How do children Learn to Read ?
Speaking comes naturally to kids. They listen to what adults speak. Initially they repeat, imitate and later, understands. Then, they starts to speak. Since, this happens before even we think much about it, it seems quite natural. Kids quickly pick up multiple spoken languages too. It is all so fast.
However, when it comes to reading, it is quite different. Parents and Teachers take quite some effort to teach kids reading. They may never read, if it is never taught. (Be also aware that, there are alternate unschooling thoughts, where the belief is that kids can read on their on)
Now, coming to how kids are taught to read, there are mainly two very different ways of doing.
While Phonics aim to formalize the technique to ready any word, Sight words approach aim to create early readers by equipping them with the most common words to jump start the early reading.

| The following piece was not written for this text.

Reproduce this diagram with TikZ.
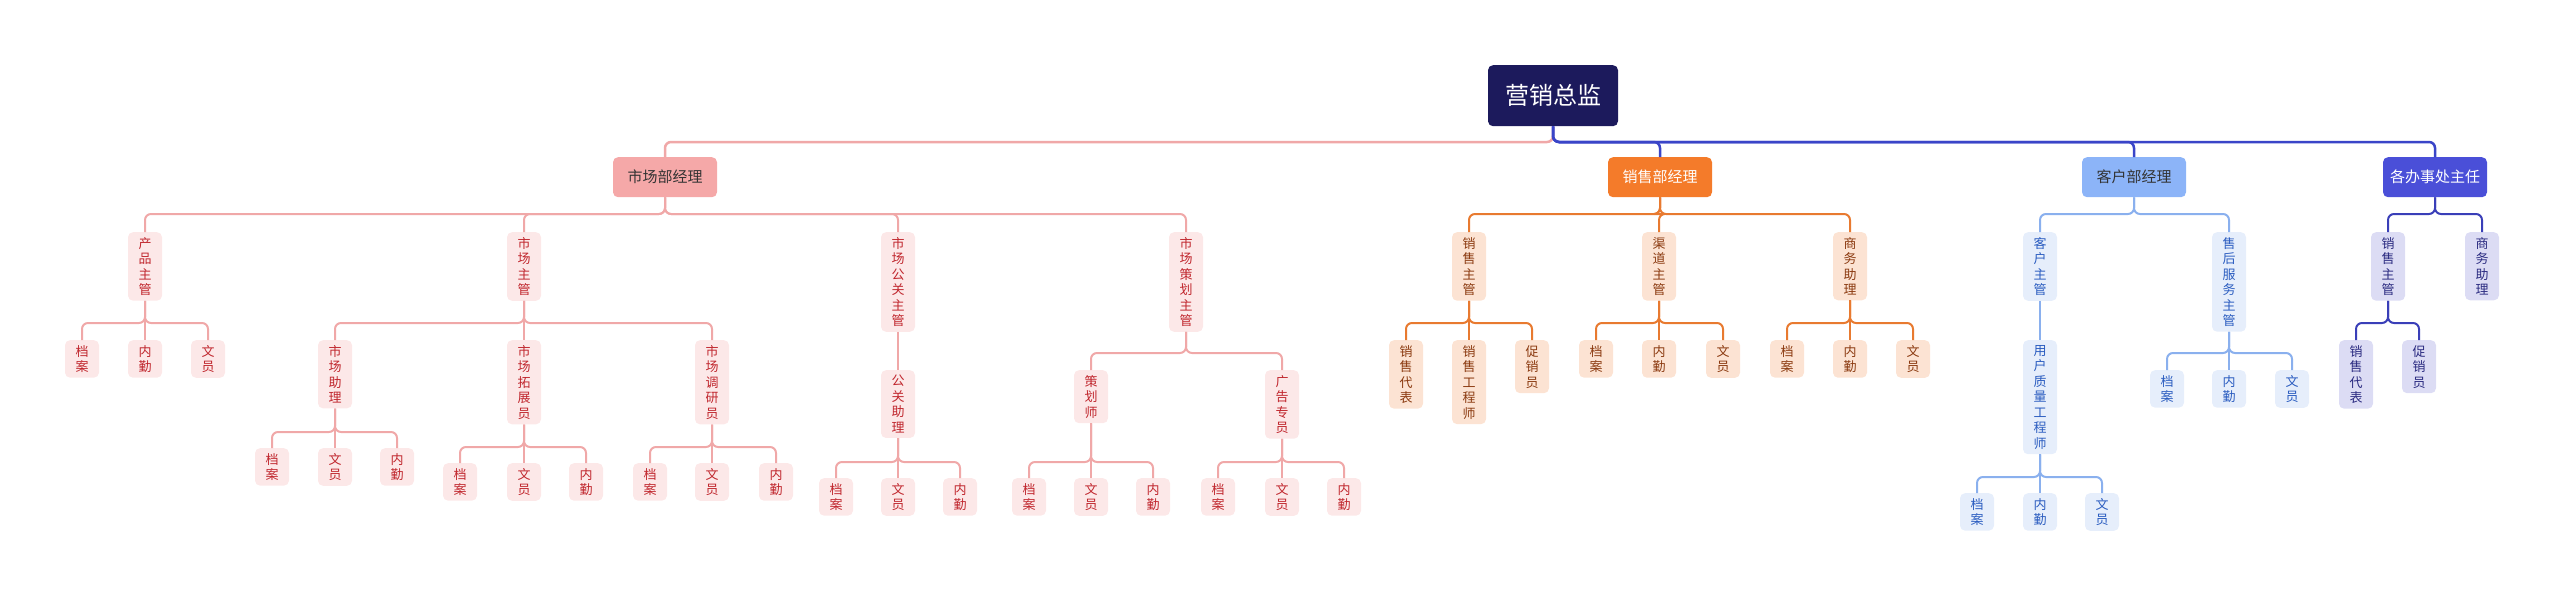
\documentclass[tikz,border=0pt]{standalone}
\usepackage{fontspec}
\newfontfamily\cjk{Noto Sans CJK SC}
\definecolor{topfill}{HTML}{1C1A5C}
\definecolor{topline}{HTML}{3A45C8}
\definecolor{mkfill}{HTML}{F5A8A8}\definecolor{mkline}{HTML}{F0A8A8}
\definecolor{mkleaf}{HTML}{FCE8E8}\definecolor{mktext}{HTML}{C0262D}
\definecolor{slfill}{HTML}{F47B2A}\definecolor{slline}{HTML}{E87A30}
\definecolor{slleaf}{HTML}{FCE3D3}\definecolor{sltext}{HTML}{8B3A10}
\definecolor{csfill}{HTML}{8CB4F8}\definecolor{csline}{HTML}{8AB0EE}
\definecolor{csleaf}{HTML}{E6EEFB}\definecolor{cstext}{HTML}{2A5CC0}
\definecolor{offill}{HTML}{4A4FD8}\definecolor{ofline}{HTML}{3A3FB8}
\definecolor{ofleaf}{HTML}{DCDCF4}\definecolor{oftext}{HTML}{2A2A80}
\tikzset{
  box/.style={rounded corners=5pt, align=center, inner sep=5pt, minimum width=34pt,
    anchor=north, font=\cjk\fontsize{13}{15.5}\selectfont},
  mgr/.style={rounded corners=5pt, anchor=north, minimum width=104pt, minimum height=40pt,
    font=\cjk\fontsize{15}{18}\selectfont},
  mk/.style={box, fill=mkleaf, text=mktext},
  sl/.style={box, fill=slleaf, text=sltext},
  cs/.style={box, fill=csleaf, text=cstext},
  of/.style={box, fill=ofleaf, text=oftext},
  link/.style={line width=2pt, rounded corners=6pt}
}
\begin{document}
\begin{tikzpicture}[x=1pt,y=-1pt]
\useasboundingbox (0,0) rectangle (2560,605);
% top
\node[mgr, fill=topfill, text=white, minimum width=130pt, minimum height=61pt,
  font=\cjk\fontsize{24}{28}\selectfont] (t) at (1553,65) {营销总监};
\node[mgr, fill=mkfill, text=black!80] (m) at (665,157) {市场部经理};
\node[mgr, fill=slfill, text=white] (s) at (1660,157) {销售部经理};
\node[mgr, fill=csfill, text=black!80] (c) at (2134,157) {客户部经理};
\node[mgr, fill=offill, text=white] (o) at (2435,157) {各办事处主任};
\coordinate (tb) at (1553,142);
\draw[link, line width=2.5pt, mkline] (t.south) -- (tb) -| (m.north);
\foreach \n in {s,c,o}
  \draw[link, line width=2.5pt, topline] (t.south) -- (tb) -| (\n.north);
% marketing
\node[mk] (m1) at (145,232) {产\\品\\主\\管};
\node[mk] (m2) at (524,232) {市\\场\\主\\管};
\node[mk] (m3) at (898,232) {市\\场\\公\\关\\主\\管};
\node[mk] (m4) at (1186,232) {市\\场\\策\\划\\主\\管};
\node[mk] (m1a) at (82,340) {档\\案};
\node[mk] (m1b) at (145,340) {内\\勤};
\node[mk] (m1c) at (208,340) {文\\员};
\node[mk] (m21) at (335,340) {市\\场\\助\\理};
\node[mk] (m22) at (524,340) {市\\场\\拓\\展\\员};
\node[mk] (m23) at (712,340) {市\\场\\调\\研\\员};
\node[mk] (m21a) at (272,448) {档\\案};
\node[mk] (m21b) at (335,448) {文\\员};
\node[mk] (m21c) at (397,448) {内\\勤};
\node[mk] (m22a) at (460,463) {档\\案};
\node[mk] (m22b) at (524,463) {文\\员};
\node[mk] (m22c) at (586,463) {内\\勤};
\node[mk] (m23a) at (650,463) {档\\案};
\node[mk] (m23b) at (712,463) {文\\员};
\node[mk] (m23c) at (776,463) {内\\勤};
\node[mk] (m31) at (898,370) {公\\关\\助\\理};
\node[mk] (m31a) at (836,478) {档\\案};
\node[mk] (m31b) at (898,478) {文\\员};
\node[mk] (m31c) at (960,478) {内\\勤};
\node[mk] (m41) at (1091,370) {策\\划\\师};
\node[mk] (m42) at (1282,370) {广\\告\\专\\员};
\node[mk] (m41a) at (1029,478) {档\\案};
\node[mk] (m41b) at (1091,478) {文\\员};
\node[mk] (m41c) at (1153,478) {内\\勤};
\node[mk] (m42a) at (1218,478) {档\\案};
\node[mk] (m42b) at (1282,478) {文\\员};
\node[mk] (m42c) at (1344,478) {内\\勤};
\coordinate (mb) at (665,214);
\coordinate (m1bus) at (145,323);
\coordinate (m2bus) at (524,323);
\coordinate (m21bus) at (335,432);
\coordinate (m22bus) at (524,447);
\coordinate (m23bus) at (712,447);
\coordinate (m31bus) at (898,462);
\coordinate (m4bus) at (1186,353);
\coordinate (m41bus) at (1091,462);
\coordinate (m42bus) at (1282,462);
\begin{scope}[mkline]
\foreach \n in {m1,m2,m3,m4} \draw[link] (m.south) -- (mb) -| (\n.north);
\foreach \n in {m1a,m1b,m1c} \draw[link] (m1.south) -- (m1bus) -| (\n.north);
\foreach \n in {m21,m22,m23} \draw[link] (m2.south) -- (m2bus) -| (\n.north);
\foreach \n in {m21a,m21b,m21c} \draw[link] (m21.south) -- (m21bus) -| (\n.north);
\foreach \n in {m22a,m22b,m22c} \draw[link] (m22.south) -- (m22bus) -| (\n.north);
\foreach \n in {m23a,m23b,m23c} \draw[link] (m23.south) -- (m23bus) -| (\n.north);
\draw[link] (m3.south) -- (m31.north);
\foreach \n in {m31a,m31b,m31c} \draw[link] (m31.south) -- (m31bus) -| (\n.north);
\foreach \n in {m41,m42} \draw[link] (m4.south) -- (m4bus) -| (\n.north);
\foreach \n in {m41a,m41b,m41c} \draw[link] (m41.south) -- (m41bus) -| (\n.north);
\foreach \n in {m42a,m42b,m42c} \draw[link] (m42.south) -- (m42bus) -| (\n.north);
\end{scope}
% sales
\node[sl] (s1) at (1469,232) {销\\售\\主\\管};
\node[sl] (s2) at (1659,232) {渠\\道\\主\\管};
\node[sl] (s3) at (1850,232) {商\\务\\助\\理};
\node[sl] (s1a) at (1406,340) {销\\售\\代\\表};
\node[sl] (s1b) at (1469,340) {销\\售\\工\\程\\师};
\node[sl] (s1c) at (1532,340) {促\\销\\员};
\node[sl] (s2a) at (1596,340) {档\\案};
\node[sl] (s2b) at (1659,340) {内\\勤};
\node[sl] (s2c) at (1723,340) {文\\员};
\node[sl] (s3a) at (1787,340) {档\\案};
\node[sl] (s3b) at (1850,340) {内\\勤};
\node[sl] (s3c) at (1913,340) {文\\员};
\coordinate (sb) at (1660,214);
\coordinate (s1bus) at (1469,323);
\coordinate (s2bus) at (1659,323);
\coordinate (s3bus) at (1850,323);
\begin{scope}[slline]
\foreach \n in {s1,s2,s3} \draw[link] (s.south) -- (sb) -| (\n.north);
\foreach \n in {s1a,s1b,s1c} \draw[link] (s1.south) -- (s1bus) -| (\n.north);
\foreach \n in {s2a,s2b,s2c} \draw[link] (s2.south) -- (s2bus) -| (\n.north);
\foreach \n in {s3a,s3b,s3c} \draw[link] (s3.south) -- (s3bus) -| (\n.north);
\end{scope}
% customers
\node[cs] (c1) at (2040,232) {客\\户\\主\\管};
\node[cs] (c2) at (2229,232) {售\\后\\服\\务\\主\\管};
\node[cs] (c11) at (2040,340) {用\\户\\质\\量\\工\\程\\师};
\node[cs] (c11a) at (1977,493) {档\\案};
\node[cs] (c11b) at (2040,493) {内\\勤};
\node[cs] (c11c) at (2102,493) {文\\员};
\node[cs] (c2a) at (2167,370) {档\\案};
\node[cs] (c2b) at (2229,370) {内\\勤};
\node[cs] (c2c) at (2292,370) {文\\员};
\coordinate (cb) at (2134,214);
\coordinate (c11bus) at (2040,477);
\coordinate (c2bus) at (2229,353);
\begin{scope}[csline]
\foreach \n in {c1,c2} \draw[link] (c.south) -- (cb) -| (\n.north);
\draw[link] (c1.south) -- (c11.north);
\foreach \n in {c11a,c11b,c11c} \draw[link] (c11.south) -- (c11bus) -| (\n.north);
\foreach \n in {c2a,c2b,c2c} \draw[link] (c2.south) -- (c2bus) -| (\n.north);
\end{scope}
% offices
\node[of] (o1) at (2388,232) {销\\售\\主\\管};
\node[of] (o2) at (2482,232) {商\\务\\助\\理};
\node[of] (o1a) at (2356,340) {销\\售\\代\\表};
\node[of] (o1b) at (2419,340) {促\\销\\员};
\coordinate (ob) at (2435,214);
\coordinate (o1bus) at (2388,323);
\begin{scope}[ofline]
\foreach \n in {o1,o2} \draw[link] (o.south) -- (ob) -| (\n.north);
\foreach \n in {o1a,o1b} \draw[link] (o1.south) -- (o1bus) -| (\n.north);
\end{scope}
\end{tikzpicture}
\end{document}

Sight words approach looks quite easy to understand for anyone. There are many pre-defined word sets like the Dolch Word List, which partitions the 200 essential words into different groups like pre-primer, primer, 1st Grade, 2nd Grade, 3rd Grade. Children memorize these words by the sight. Most of the written material is of these words and they read out quickly (without thinking much!)
Phonics approach have quite some rules and introduces concepts like Vowels, Consonants and Syllables. There are several rules based on these and children learn these rules to sound out words. Reading will be slow and halting initially, but in a few years children learn. Even in Phonics there are some words, which cannot be sounded out - they are rule breakers and are learned by sight (e.g. was, are, one, come, any). This is an area where both the approaches merge.
Different schools follow different methods, and there is no clear verdict. Parents need to be aware, there are these two different methodologies and need to play along the way your child is taught at school. Memorizing some 200 words is acceptable to many, but when it is extended to the next 1000 words, the debate starts.
A small set of memorized words (for kick starting the early reading) and Phonics rules for the general case may be a feasible approach.